GST changes capture online retail elephants but miss 'millions of mice': CPA

While agreeing with the principle of lowering the GST threshold for online purchases, CPA Australia has said that the complexities involved with making the change are only now starting to sink in.

CPA Australia has said that while the government's proposed GST changes will address companies such as Amazon, there remains a plethora of smaller retailers that will escape examination.

"Even assuming we can get large retailers such as Amazon to apply the GST to Australian purchases, there is a significant number of small online retailers around the world that have to be dealt with," CPA Australia chief executive Alex Malley said.

"So while you may be able to address the global elephants, like Amazon, the risk is that we get overtaken by the millions of mice following along."

Malley said Australia is out of touch with other nations in having a AU$1,000 GST threshold for online purchases, and it is putting Australian companies at a competitive disadvantage.
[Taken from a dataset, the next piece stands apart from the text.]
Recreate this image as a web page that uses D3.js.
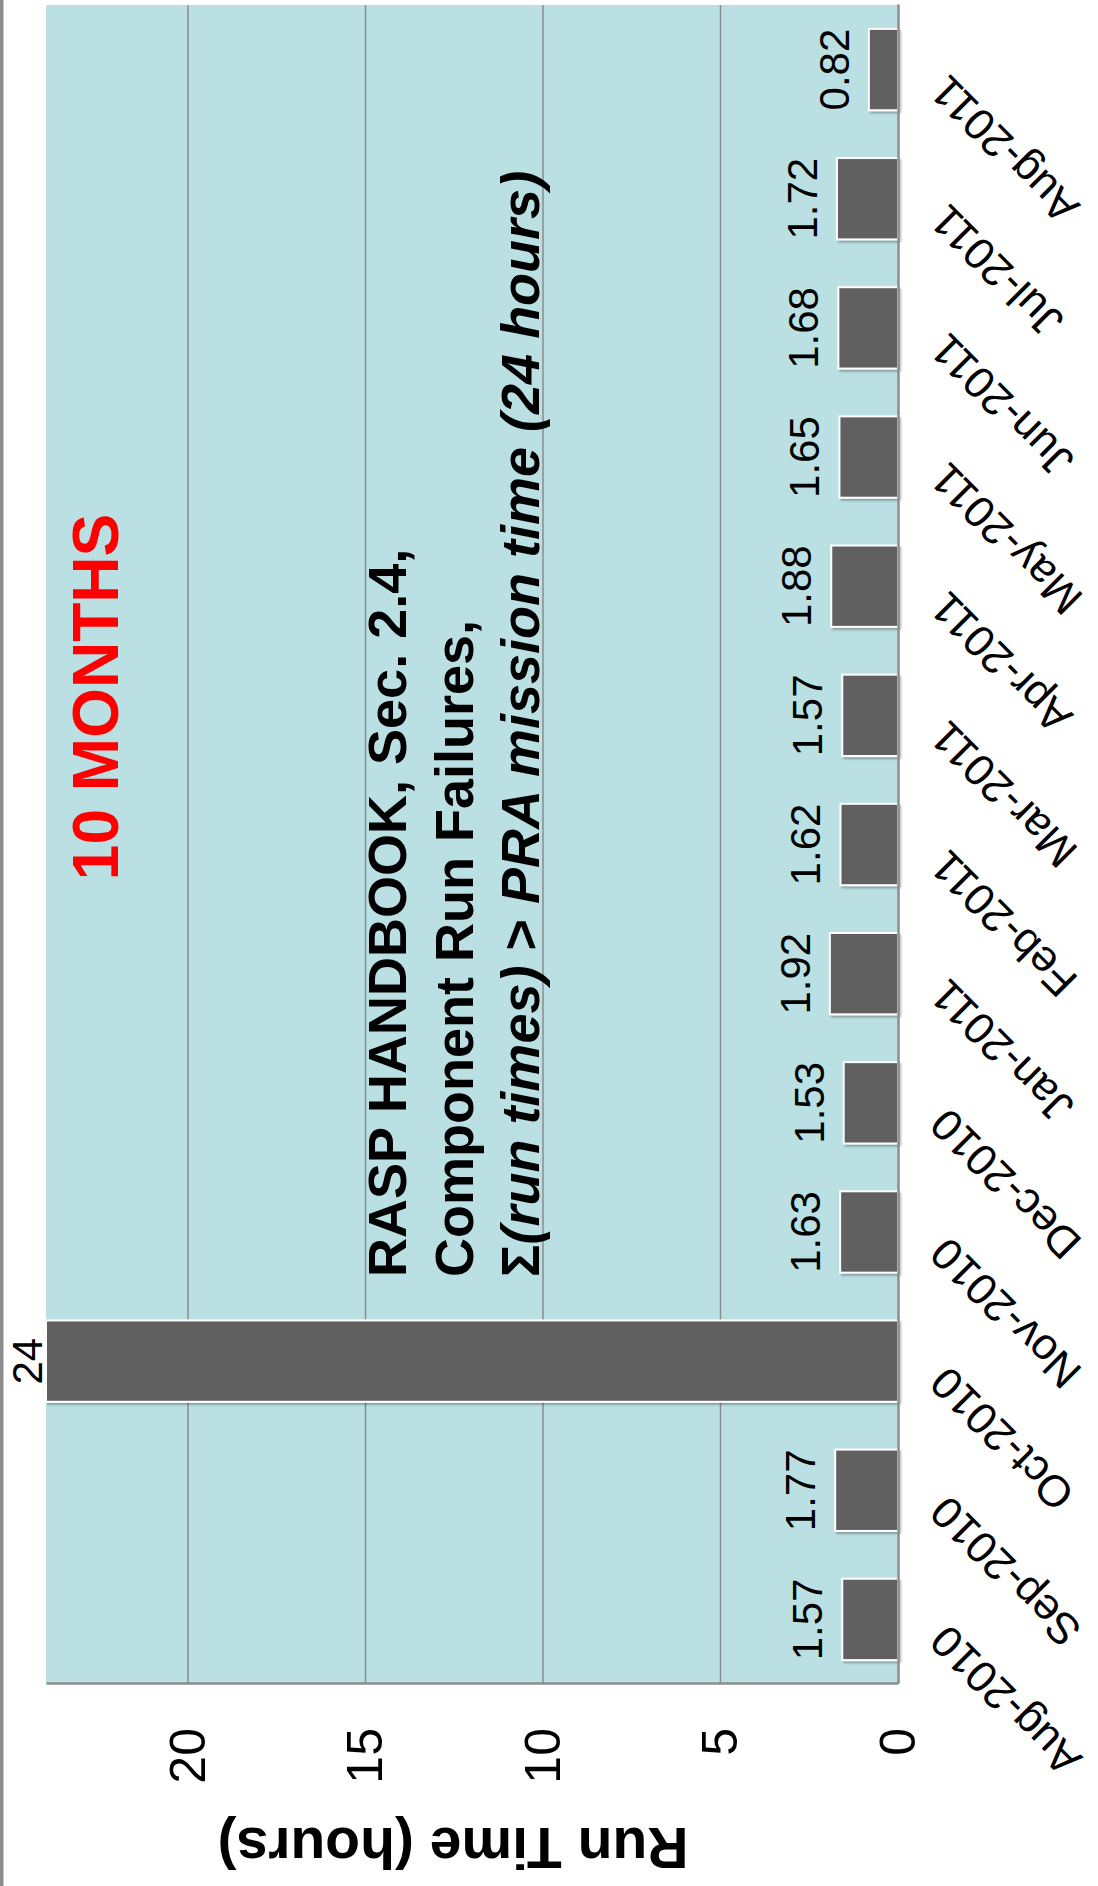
<!DOCTYPE html>
<html>
<head>
<meta charset="utf-8">
<script src="https://cdn.jsdelivr.net/npm/d3@7"></script>
<style>
  body { margin: 0; background: #fff; }
  text { font-family: "Liberation Sans", Arial, sans-serif; }
</style>
</head>
<body>
<div class="chart"></div>
<script>
// chart values
var months = ["Aug-2010", "Sep-2010", "Oct-2010", "Nov-2010", "Dec-2010", "Jan-2011",
  "Feb-2011", "Mar-2011", "Apr-2011", "May-2011", "Jun-2011", "Jul-2011", "Aug-2011"];
var runTimes = [1.57, 1.77, 24, 1.63, 1.53, 1.92, 1.62, 1.57, 1.88, 1.65, 1.68, 1.72, 0.82];
var yTicks = [0, 5, 10, 15, 20];
var yMax = 24;

var svgWidth = 1098;
var svgHeight = 1886;

// plot box on the page (the whole chart is turned on its side)
var plot = { left: 46, right: 898, top: 5, bottom: 1684 };

// upright chart size, before turning it
var width = plot.bottom - plot.top;
var height = plot.right - plot.left;

var svg = d3.select(".chart")
  .append("svg")
  .attr("width", svgWidth)
  .attr("height", svgHeight);

// gray page edge on the left
svg.append("rect")
  .attr("x", 0).attr("y", 0)
  .attr("width", 3.5).attr("height", svgHeight)
  .attr("fill", "#8c8c8c");

var defs = svg.append("defs");
defs.append("filter").attr("id", "shadow")
  .attr("x", "-20%").attr("y", "-20%").attr("width", "140%").attr("height", "140%")
  .append("feDropShadow")
  .attr("dx", -2).attr("dy", 2).attr("stdDeviation", 1.2)
  .attr("flood-color", "#000").attr("flood-opacity", 0.3);

// draw upright, then rotate -90 so categories run bottom to top
var chartGroup = svg.append("g")
  .attr("transform", `translate(${plot.left}, ${plot.bottom}) rotate(-90)`);

var xScale = d3.scaleBand()
  .domain(months)
  .range([0, width])
  .paddingInner(0.37)
  .paddingOuter(0.185);

var yScale = d3.scaleLinear()
  .domain([0, yMax])
  .range([height, 0]);

// plot background
chartGroup.append("rect")
  .attr("width", width)
  .attr("height", height)
  .attr("fill", "#bae0e3");

// gridlines
chartGroup.append("g")
  .selectAll("line")
  .data(yTicks.filter(d => d > 0))
  .enter()
  .append("line")
  .attr("x1", 0)
  .attr("x2", width)
  .attr("y1", d => yScale(d))
  .attr("y2", d => yScale(d))
  .attr("stroke", "#8c8c8c")
  .attr("stroke-width", 1.5);

// value axis
var yAxis = chartGroup.append("g")
  .call(d3.axisLeft(yScale).tickValues(yTicks).tickSize(0).tickPadding(44));
yAxis.select(".domain").attr("stroke", "#8c8c8c").attr("stroke-width", 2.5);
yAxis.selectAll("text")
  .attr("font-size", 50)
  .attr("fill", "#000")
  .style("font-family", "'Liberation Sans', Arial, sans-serif");

// bars
chartGroup.append("g")
  .selectAll("rect")
  .data(runTimes)
  .enter()
  .append("rect")
  .attr("x", (d, i) => xScale(months[i]))
  .attr("y", d => yScale(d))
  .attr("width", xScale.bandwidth())
  .attr("height", d => height - yScale(d))
  .attr("fill", "#616161")
  .attr("stroke", "#ffffff")
  .attr("stroke-width", 2)
  .attr("filter", "url(#shadow)");

// category axis along the zero line
var xAxis = chartGroup.append("g")
  .attr("transform", `translate(0, ${height})`)
  .call(d3.axisBottom(xScale).tickSize(0));
xAxis.select(".domain").attr("stroke", "#8c8c8c").attr("stroke-width", 2.5);
xAxis.selectAll("text")
  .attr("y", 0)
  .attr("dy", "0.35em")
  .attr("text-anchor", "end")
  .attr("transform", "translate(-14, 40) rotate(-45)")
  .attr("font-size", 44)
  .attr("fill", "#000")
  .style("font-family", "'Liberation Sans', Arial, sans-serif");

// value labels
chartGroup.append("g")
  .selectAll("text")
  .data(runTimes)
  .enter()
  .append("text")
  .attr("x", (d, i) => xScale(months[i]) + xScale.bandwidth() / 2)
  .attr("y", d => Math.max(yScale(d) - 20, -4))
  .attr("text-anchor", "middle")
  .attr("font-size", 42)
  .attr("fill", "#000")
  .text(d => d);

// axis title
chartGroup.append("text")
  .attr("transform", `translate(-144, 407) rotate(-90)`)
  .attr("text-anchor", "middle")
  .attr("font-size", 57)
  .attr("font-weight", "bold")
  .text("Run Time (hours)");

// red headline
chartGroup.append("text")
  .attr("x", 987)
  .attr("y", 72)
  .attr("text-anchor", "middle")
  .attr("font-size", 64)
  .attr("font-weight", "bold")
  .attr("fill", "#ff0000")
  .text("10 MONTHS");

// note
var note = chartGroup.append("text")
  .attr("font-size", 54)
  .attr("font-weight", "bold")
  .attr("fill", "#000");
note.append("tspan").attr("x", 407).attr("y", 360).text("RASP HANDBOOK, Sec. 2.4,");
note.append("tspan").attr("x", 407).attr("y", 427).text("Component Run Failures,");
note.append("tspan").attr("x", 407).attr("y", 493).text("Σ");
note.append("tspan").attr("font-style", "italic").text("(run times)");
note.append("tspan").text(" > ");
note.append("tspan").attr("font-style", "italic").text("PRA mission time (24 hours)");
</script>
</body>
</html>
"The problem that is holding us back from lowering, or even removing, the threshold is the massive administrative costs it would create," he said. "It's dealing with this administrative burden and designing cost-effective collection processes which is occupying the minds of policy makers.

"Part of the discussion will involve the big international suppliers having to register for GST as though they were an Australian resident, a process that could be made to work with the assistance of the G20."

In April, Treasury deputy secretary Rob Heferen told a Senate inquiry that compliance costs would be very low if international providers of imported goods had to register and pay the GST.

On Monday, federal Treasurer Joe Hockey said Australia would be asking online retailers directly to collect GST.

"What we've identified is a way ... to be able to impose the GST on the supplier overseas -- other countries have passed those laws as well -- so now we can go to the Amazons, we can go to the various retailers overseas and say, 'You have to apply the GST to goods that you are selling into the Australian market', and they will do so," he said.

"That's how we are going to collect it."

Hockey also said the threshold may be lowered to zero, which is under discussion between himself and the state treasurers.

Communications Minister Malcolm Turnbull backed the direct approach, saying large retailers already have the systems to cope with such a change, and the federal government should be collecting GST from online purchases.

"We've seen this with the online platforms where they've been asked to collect differentiated tax rates," he said. "Go onto Amazon and order something, put in an address in New York and you'll get one set of taxes, change it to an address to another state and you'll see another set of taxes."